# Requirement
Retype all material exactly. Pictures stay out of the copy.

# Material provided
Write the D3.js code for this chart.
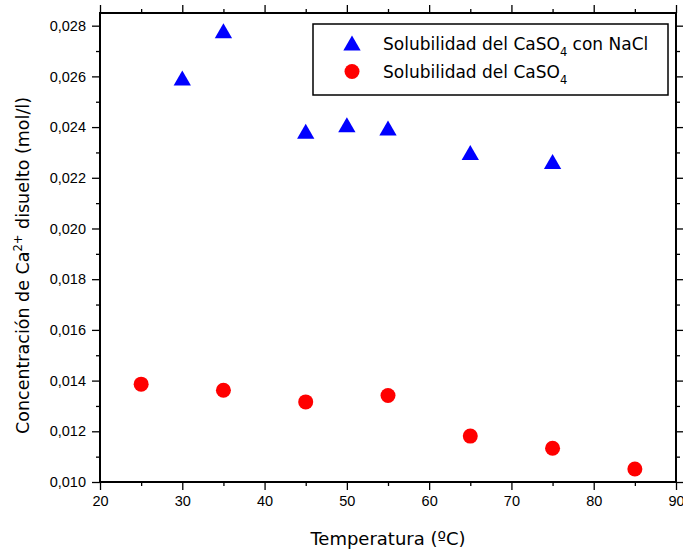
<!DOCTYPE html>
<html>
<head>
<meta charset="utf-8">
<script src="https://cdn.jsdelivr.net/npm/d3@7"></script>
<style>
  body { margin: 0; background: #fff; }
  svg { font-family: "DejaVu Sans", Verdana, sans-serif; }
</style>
</head>
<body>
<svg id="chart" width="683" height="549"></svg>
<script>
// temperatures (ºC) and Ca2+ concentration (mol/l)
const tempNaCl = [30, 35, 45, 50, 55, 65, 75];
const concNaCl = [0.02594, 0.02780, 0.02384, 0.02409, 0.02396, 0.02300, 0.02264];
const tempPure = [25, 35, 45, 55, 65, 75, 85];
const concPure = [0.01386, 0.01362, 0.01316, 0.01341, 0.01181, 0.01133, 0.01051];

const xTicks = [20, 30, 40, 50, 60, 70, 80, 90];
const yTicks = [0.010, 0.012, 0.014, 0.016, 0.018, 0.020, 0.022, 0.024, 0.026, 0.028];

const svg = d3.select('#chart');
const margin = { top: 13, right: 7, bottom: 67, left: 100 };
const width = 683 - margin.left - margin.right;
const height = 549 - margin.top - margin.bottom;

const x = d3.scaleLinear().domain([20, 90]).range([0, width]);
const y = d3.scaleLinear().domain([0.010, 0.0285]).range([height, 0]);

const fmt = (d) => d3.format('.3f')(d).replace('.', ',');

const g = svg.append('g')
  .attr('transform', `translate(${margin.left},${margin.top})`);

// minor tick values
const xMinor = d3.range(25, 90, 10);
const yMinor = d3.range(0.011, 0.0285, 0.002);

function styleAxis(sel) {
  sel.select('.domain').remove();
  sel.selectAll('line').attr('stroke', '#000').attr('stroke-width', 1.3);
  sel.selectAll('text').attr('fill', '#000').style('font-size', '14.5px');
}

// bottom
g.append('g').attr('transform', `translate(0,${height})`)
  .call(d3.axisBottom(x).tickValues(xTicks).tickSize(8).tickPadding(6).tickFormat(d3.format('d')))
  .call(styleAxis);
g.append('g').attr('transform', `translate(0,${height})`)
  .call(d3.axisBottom(x).tickValues(xMinor).tickSize(4).tickFormat(''))
  .call(styleAxis);
// top
g.append('g')
  .call(d3.axisTop(x).tickValues(xTicks).tickSize(8).tickFormat(''))
  .call(styleAxis);
g.append('g')
  .call(d3.axisTop(x).tickValues(xMinor).tickSize(4).tickFormat(''))
  .call(styleAxis);
// left
g.append('g')
  .call(d3.axisLeft(y).tickValues(yTicks).tickSize(8).tickPadding(6).tickFormat(fmt))
  .call(styleAxis);
g.append('g')
  .call(d3.axisLeft(y).tickValues(yMinor).tickSize(4).tickFormat(''))
  .call(styleAxis);
// right
g.append('g').attr('transform', `translate(${width},0)`)
  .call(d3.axisRight(y).tickValues(yTicks).tickSize(8).tickFormat(''))
  .call(styleAxis);
g.append('g').attr('transform', `translate(${width},0)`)
  .call(d3.axisRight(y).tickValues(yMinor).tickSize(4).tickFormat(''))
  .call(styleAxis);

// frame
g.append('rect')
  .attr('width', width).attr('height', height)
  .attr('fill', 'none').attr('stroke', '#000').attr('stroke-width', 2);

// markers
const tri = d3.symbol().type(d3.symbolTriangle).size(130);

g.selectAll('.tri')
  .data(tempNaCl.map((t, i) => [t, concNaCl[i]]))
  .join('path')
  .attr('class', 'tri')
  .attr('d', tri)
  .attr('transform', (d) => `translate(${x(d[0])},${y(d[1]) + 2.5})`)
  .attr('fill', '#0000ff');

g.selectAll('.dot')
  .data(tempPure.map((t, i) => [t, concPure[i]]))
  .join('circle')
  .attr('class', 'dot')
  .attr('cx', (d) => x(d[0]))
  .attr('cy', (d) => y(d[1]))
  .attr('r', 7.5)
  .attr('fill', '#ff0000');

// legend
const leg = svg.append('g').attr('transform', 'translate(313,24)');
leg.append('rect')
  .attr('width', 355).attr('height', 71)
  .attr('fill', '#fff').attr('stroke', '#000').attr('stroke-width', 1.5);
leg.append('path').attr('d', tri)
  .attr('transform', 'translate(39,21.5)').attr('fill', '#0000ff');
leg.append('circle').attr('cx', 39).attr('cy', 47.5).attr('r', 7.5).attr('fill', '#ff0000');

const legendRows = [
  { y: 26, pre: 'Solubilidad del CaSO', post: ' con NaCl' },
  { y: 54, pre: 'Solubilidad del CaSO', post: '' }
];
legendRows.forEach((r) => {
  const t = leg.append('text').attr('x', 70).attr('y', r.y)
    .style('font-size', '17px').attr('fill', '#000');
  t.append('tspan').text(r.pre);
  t.append('tspan').attr('dy', 6).style('font-size', '11.5px').text('4');
  t.append('tspan').attr('dy', -6).text(r.post);
});

// axis titles
svg.append('text')
  .attr('x', margin.left + width / 2).attr('y', 545)
  .attr('text-anchor', 'middle').style('font-size', '18px')
  .text('Temperatura (ºC)');

const yt = svg.append('text')
  .attr('transform', `translate(29,${margin.top + height / 2 + 18}) rotate(-90)`)
  .attr('text-anchor', 'middle').style('font-size', '17.5px');
yt.append('tspan').text('Concentración de Ca');
yt.append('tspan').attr('dy', -7).style('font-size', '11.5px').text('2+');
yt.append('tspan').attr('dy', 7).text(' disuelto (mol/l)');
</script>
</body>
</html>
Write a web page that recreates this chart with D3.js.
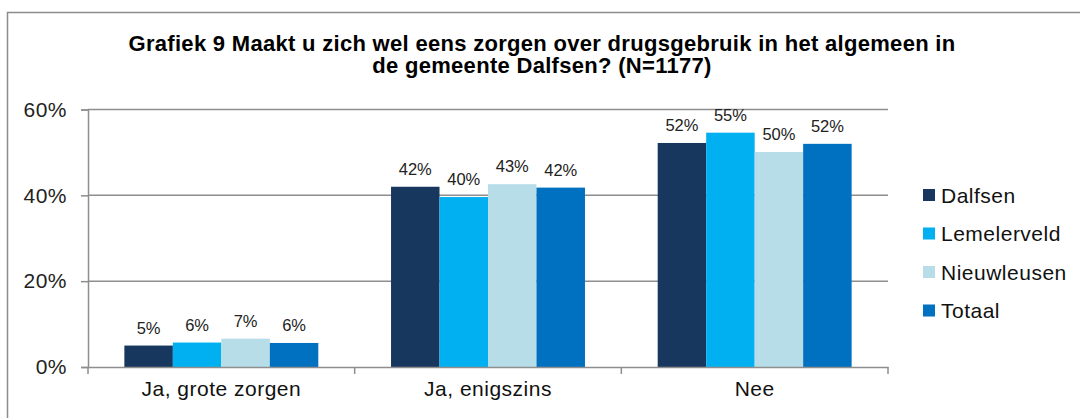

# Reply
Write the D3.js code for this chart.
<!DOCTYPE html>
<html>
<head>
<meta charset="utf-8">
<script src="https://cdn.jsdelivr.net/npm/d3@7"></script>
<style>
  body { margin: 0; background: #fff; }
  svg { font-family: "DejaVu Sans", Verdana, sans-serif; }
</style>
</head>
<body>
<svg id="chart" width="683" height="549"></svg>
<script>
// temperatures (ºC) and Ca2+ concentration (mol/l)
const tempNaCl = [30, 35, 45, 50, 55, 65, 75];
const concNaCl = [0.02594, 0.02780, 0.02384, 0.02409, 0.02396, 0.02300, 0.02264];
const tempPure = [25, 35, 45, 55, 65, 75, 85];
const concPure = [0.01386, 0.01362, 0.01316, 0.01341, 0.01181, 0.01133, 0.01051];

const xTicks = [20, 30, 40, 50, 60, 70, 80, 90];
const yTicks = [0.010, 0.012, 0.014, 0.016, 0.018, 0.020, 0.022, 0.024, 0.026, 0.028];

const svg = d3.select('#chart');
const margin = { top: 13, right: 7, bottom: 67, left: 100 };
const width = 683 - margin.left - margin.right;
const height = 549 - margin.top - margin.bottom;

const x = d3.scaleLinear().domain([20, 90]).range([0, width]);
const y = d3.scaleLinear().domain([0.010, 0.0285]).range([height, 0]);

const fmt = (d) => d3.format('.3f')(d).replace('.', ',');

const g = svg.append('g')
  .attr('transform', `translate(${margin.left},${margin.top})`);

// minor tick values
const xMinor = d3.range(25, 90, 10);
const yMinor = d3.range(0.011, 0.0285, 0.002);

function styleAxis(sel) {
  sel.select('.domain').remove();
  sel.selectAll('line').attr('stroke', '#000').attr('stroke-width', 1.3);
  sel.selectAll('text').attr('fill', '#000').style('font-size', '14.5px');
}

// bottom
g.append('g').attr('transform', `translate(0,${height})`)
  .call(d3.axisBottom(x).tickValues(xTicks).tickSize(8).tickPadding(6).tickFormat(d3.format('d')))
  .call(styleAxis);
g.append('g').attr('transform', `translate(0,${height})`)
  .call(d3.axisBottom(x).tickValues(xMinor).tickSize(4).tickFormat(''))
  .call(styleAxis);
// top
g.append('g')
  .call(d3.axisTop(x).tickValues(xTicks).tickSize(8).tickFormat(''))
  .call(styleAxis);
g.append('g')
  .call(d3.axisTop(x).tickValues(xMinor).tickSize(4).tickFormat(''))
  .call(styleAxis);
// left
g.append('g')
  .call(d3.axisLeft(y).tickValues(yTicks).tickSize(8).tickPadding(6).tickFormat(fmt))
  .call(styleAxis);
g.append('g')
  .call(d3.axisLeft(y).tickValues(yMinor).tickSize(4).tickFormat(''))
  .call(styleAxis);
// right
g.append('g').attr('transform', `translate(${width},0)`)
  .call(d3.axisRight(y).tickValues(yTicks).tickSize(8).tickFormat(''))
  .call(styleAxis);
g.append('g').attr('transform', `translate(${width},0)`)
  .call(d3.axisRight(y).tickValues(yMinor).tickSize(4).tickFormat(''))
  .call(styleAxis);

// frame
g.append('rect')
  .attr('width', width).attr('height', height)
  .attr('fill', 'none').attr('stroke', '#000').attr('stroke-width', 2);

// markers
const tri = d3.symbol().type(d3.symbolTriangle).size(130);

g.selectAll('.tri')
  .data(tempNaCl.map((t, i) => [t, concNaCl[i]]))
  .join('path')
  .attr('class', 'tri')
  .attr('d', tri)
  .attr('transform', (d) => `translate(${x(d[0])},${y(d[1]) + 2.5})`)
  .attr('fill', '#0000ff');

g.selectAll('.dot')
  .data(tempPure.map((t, i) => [t, concPure[i]]))
  .join('circle')
  .attr('class', 'dot')
  .attr('cx', (d) => x(d[0]))
  .attr('cy', (d) => y(d[1]))
  .attr('r', 7.5)
  .attr('fill', '#ff0000');

// legend
const leg = svg.append('g').attr('transform', 'translate(313,24)');
leg.append('rect')
  .attr('width', 355).attr('height', 71)
  .attr('fill', '#fff').attr('stroke', '#000').attr('stroke-width', 1.5);
leg.append('path').attr('d', tri)
  .attr('transform', 'translate(39,21.5)').attr('fill', '#0000ff');
leg.append('circle').attr('cx', 39).attr('cy', 47.5).attr('r', 7.5).attr('fill', '#ff0000');

const legendRows = [
  { y: 26, pre: 'Solubilidad del CaSO', post: ' con NaCl' },
  { y: 54, pre: 'Solubilidad del CaSO', post: '' }
];
legendRows.forEach((r) => {
  const t = leg.append('text').attr('x', 70).attr('y', r.y)
    .style('font-size', '17px').attr('fill', '#000');
  t.append('tspan').text(r.pre);
  t.append('tspan').attr('dy', 6).style('font-size', '11.5px').text('4');
  t.append('tspan').attr('dy', -6).text(r.post);
});

// axis titles
svg.append('text')
  .attr('x', margin.left + width / 2).attr('y', 545)
  .attr('text-anchor', 'middle').style('font-size', '18px')
  .text('Temperatura (ºC)');

const yt = svg.append('text')
  .attr('transform', `translate(29,${margin.top + height / 2 + 18}) rotate(-90)`)
  .attr('text-anchor', 'middle').style('font-size', '17.5px');
yt.append('tspan').text('Concentración de Ca');
yt.append('tspan').attr('dy', -7).style('font-size', '11.5px').text('2+');
yt.append('tspan').attr('dy', 7).text(' disuelto (mol/l)');
</script>
</body>
</html>
Write a web page that recreates this chart with D3.js.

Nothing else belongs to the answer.